Lalu setelah menerima diploma HIS, ia menuju ke Bogor untuk meneruskan pendidikannya dan masuk ke Sekolah Dokter Hewan. Karena merasa tidak tertarik dengan hewan serta penyakitnya, tak lama kemudian ia pindah ke Sekolah Pertanian (Landbouwschool) yang ada di Bogor juga. Namun, ia akhirnya pindah lagi ke Surakarta dan memasuki Algemee Middelbare School (AMS) bagian AI, yaitu jurusan Oostersch Letterkundige Afdeling yang mempelajari tentang sastra budaya, dan bahasa. Pada tahun 1927 ia menuju ke Jakarta dan melanjutkan studinya ke Sekolah Tinggi Hukum, Rechts Hooge School (RHS). Ia menyelesaikan pendidikan di jurusan Hukum Sipil dan Hukum Antar Bangsa dengan gelar Meester in de Rechts. Sejak saat itu nama lengkapya menjadi Mr. Muhammad Yamin.
Muhammad Yamin memiliki jiwa seni yang tinggi, terbukti dengan karya sajak dan syair yang ia miliki sejak muda. Karya seninya menggambarkan kehidupannya seperti sajak berjudul Hijau Tampaknya Bukit Barisan dan Gita Gembala, serta sajak yang menggambarkan kekagumannya pada keindahan alam Indonesia dalam judul Indonesia Tanah Tumpah Darah.
Titik awal Muhammad Yamin bergerak dalam perjuangan kepemudaan dan kebangsaan adalah dari menjabat pimpinan dan pengurus Jong Soematranen Bond yang berubah nama menjadi Pemuda Sumatera bersama Mohammad Hatta dan menjadi ketua pada periode 1926-1928. Saat itu ia hampir menamatkan studinya di AMS dan memasuki RHS. Muhammad Yamin juga pernah anggota Perhimpunan Pelajar-Pelajar Indonesia (PPPI). Muhammad Yamin awalnya masih dalam paham kedaerahan yaitu Sumatra yang disebut sebagai Andalas, seperti pada sajaknya tahun 1920 yang berbunyi, “Andalas, Tanah Airku”. Namun, paham dan rasa kebangsaan Indonesia akhirnya mulai muncul yang bisa dilihat dalam sajak berjudul Indonesia, Tanah Tumpah Darah, yang berisikan rasa cintanya kepada Indonesia.

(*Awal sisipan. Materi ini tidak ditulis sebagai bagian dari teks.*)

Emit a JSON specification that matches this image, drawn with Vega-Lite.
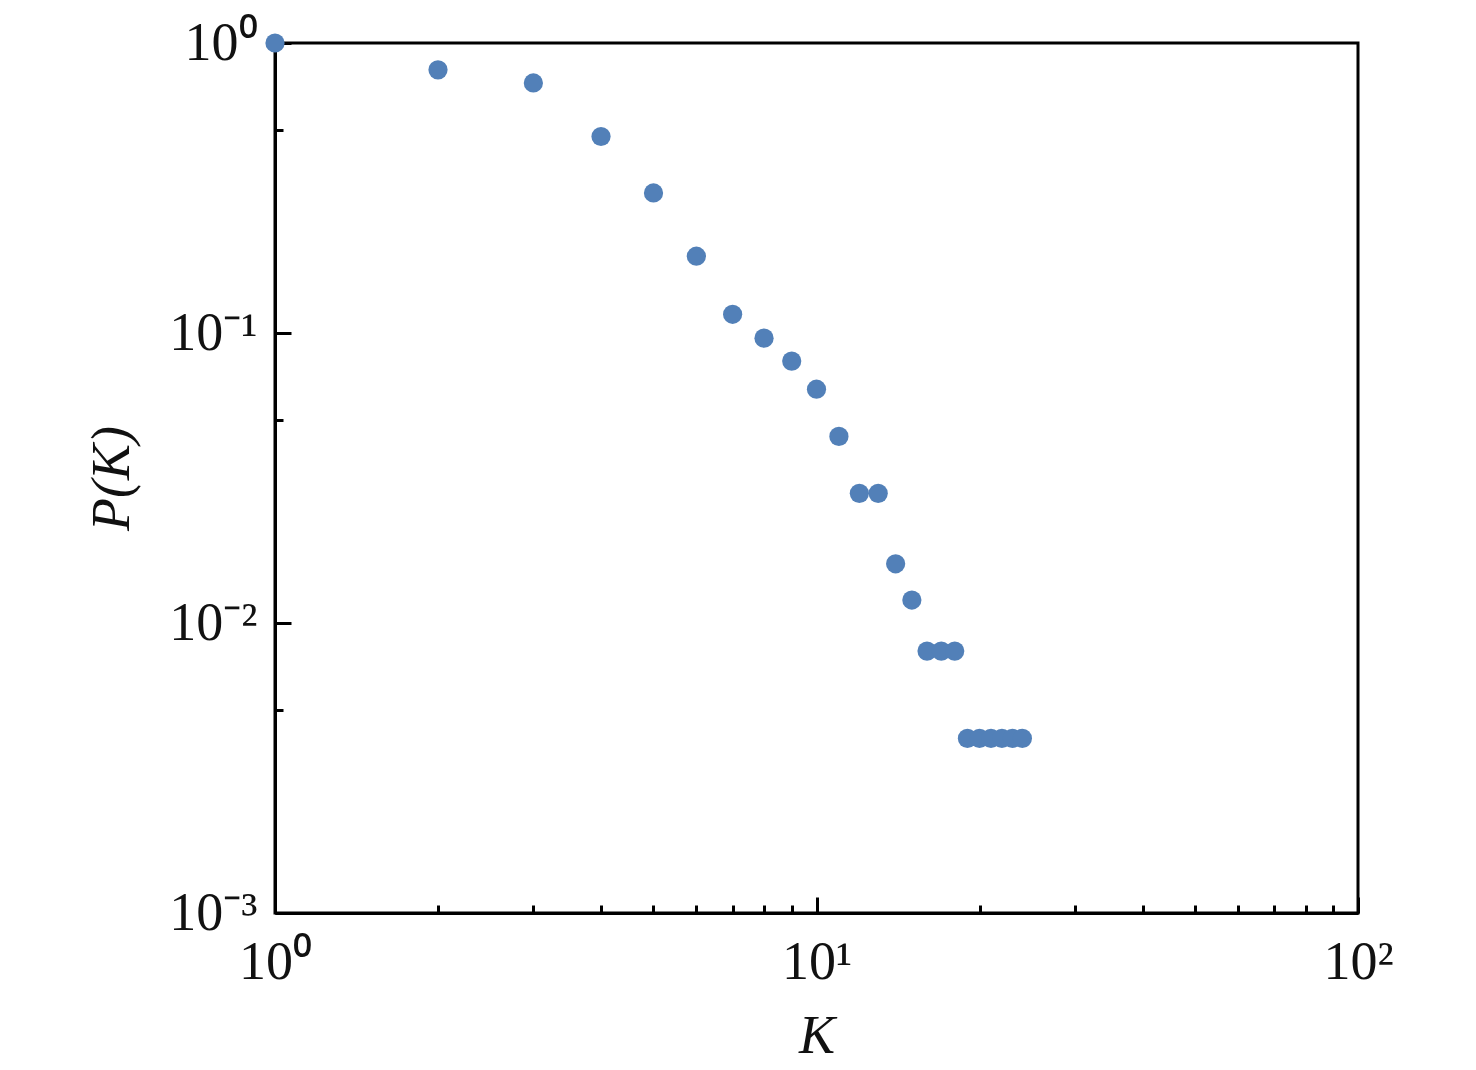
{
  "$schema": "https://vega.github.io/schema/vega-lite/v6.json",
  "autosize": "none",
  "width": 1083,
  "height": 870,
  "padding": {"left": 275, "top": 43, "right": 118, "bottom": 157},
  "background": "white",
  "config": {
    "view": {"stroke": "black", "strokeWidth": 3},
    "font": "Times New Roman, Liberation Serif, serif",
    "axis": {
      "domainColor": "black",
      "domainWidth": 3,
      "tickColor": "black",
      "tickWidth": 3,
      "grid": false,
      "labelFont": "Times New Roman, Liberation Serif, serif",
      "labelFontSize": 54,
      "labelColor": "#111111",
      "titleFont": "Times New Roman, Liberation Serif, serif",
      "titleFontSize": 54,
      "titleFontStyle": "italic",
      "titleFontWeight": "normal",
      "titleColor": "#111111"
    }
  },
  "data": {
    "values": [
      {"K": 1, "P": 1.0},
      {"K": 2, "P": 0.808},
      {"K": 3, "P": 0.728},
      {"K": 4, "P": 0.476},
      {"K": 5, "P": 0.304},
      {"K": 6, "P": 0.184},
      {"K": 7, "P": 0.116},
      {"K": 8, "P": 0.096},
      {"K": 9, "P": 0.08},
      {"K": 10, "P": 0.064},
      {"K": 11, "P": 0.044},
      {"K": 12, "P": 0.028},
      {"K": 13, "P": 0.028},
      {"K": 14, "P": 0.016},
      {"K": 15, "P": 0.012},
      {"K": 16, "P": 0.008},
      {"K": 17, "P": 0.008},
      {"K": 18, "P": 0.008},
      {"K": 19, "P": 0.004},
      {"K": 20, "P": 0.004},
      {"K": 21, "P": 0.004},
      {"K": 22, "P": 0.004},
      {"K": 23, "P": 0.004},
      {"K": 24, "P": 0.004}
    ]
  },
  "mark": {"type": "circle", "size": 370, "opacity": 1, "color": "#5280B8", "clip": false},
  "encoding": {
    "x": {
      "field": "K",
      "type": "quantitative",
      "scale": {"type": "log", "domain": [1, 100], "nice": false},
      "axis": {
        "title": "K",
        "values": [1, 2, 3, 4, 5, 6, 7, 8, 9, 10, 20, 30, 40, 50, 60, 70, 80, 90, 100],
        "labelExpr": "datum.value == 1 ? '10⁰' : datum.value == 10 ? '10¹' : datum.value == 100 ? '10²' : ''",
        "tickSize": {"condition": {"test": "indexof([1, 10, 100], datum.value) >= 0", "value": -16}, "value": -8},
        "labelPadding": 38,
        "labelFlush": false,
        "labelOverlap": false,
        "titlePadding": 12
      }
    },
    "y": {
      "field": "P",
      "type": "quantitative",
      "scale": {"type": "log", "domain": [0.001, 1], "nice": false},
      "axis": {
        "title": "P(K)",
        "values": [0.001, 0.005, 0.01, 0.05, 0.1, 0.5, 1],
        "labelExpr": "datum.value == 1 ? '10⁰' : datum.value == 0.1 ? '10⁻¹' : datum.value == 0.01 ? '10⁻²' : datum.value == 0.001 ? '10⁻³' : ''",
        "tickSize": {"condition": {"test": "indexof([0.001, 0.01, 0.1, 1], datum.value) >= 0", "value": -16}, "value": -8},
        "labelPadding": 34,
        "labelFlush": false,
        "labelOverlap": false,
        "titlePadding": 29
      }
    }
  }
}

Ia juga mengemukakan gagasan tentang Bahasa Indonesia yang berasal dari Bahasa Melayu dalam pidatonya di Lustrum I dari Jong Soematranen di Jakarta dengan judul De Maleische Taal in het verleden, heden en in de toekomst.Ia juga berperan penting dalam Kongres Pemuda I 1926, yaitu memberi gambaran tentang kemungkinan masa depan Bahasa Indonesia dan kesastraannya. Ia yakin Bahasa Melayu bisa menjadi bahasa persatuan. Menurutnya, diperlukannya bahasa persatuan karena banyak suka bangsa di tanah air. Saat itu Muhammad Yamin masih berstatus sebagai pelajar AMS. Lalu setelah Kongres Pemuda I selesai, Muhammad Yamin masih ikut andil dalam persiapan Kongres Pemuda II, berperan sekertaris di dalamnya dan menjadi penulis gagasan dan naskah sumpah pemuda.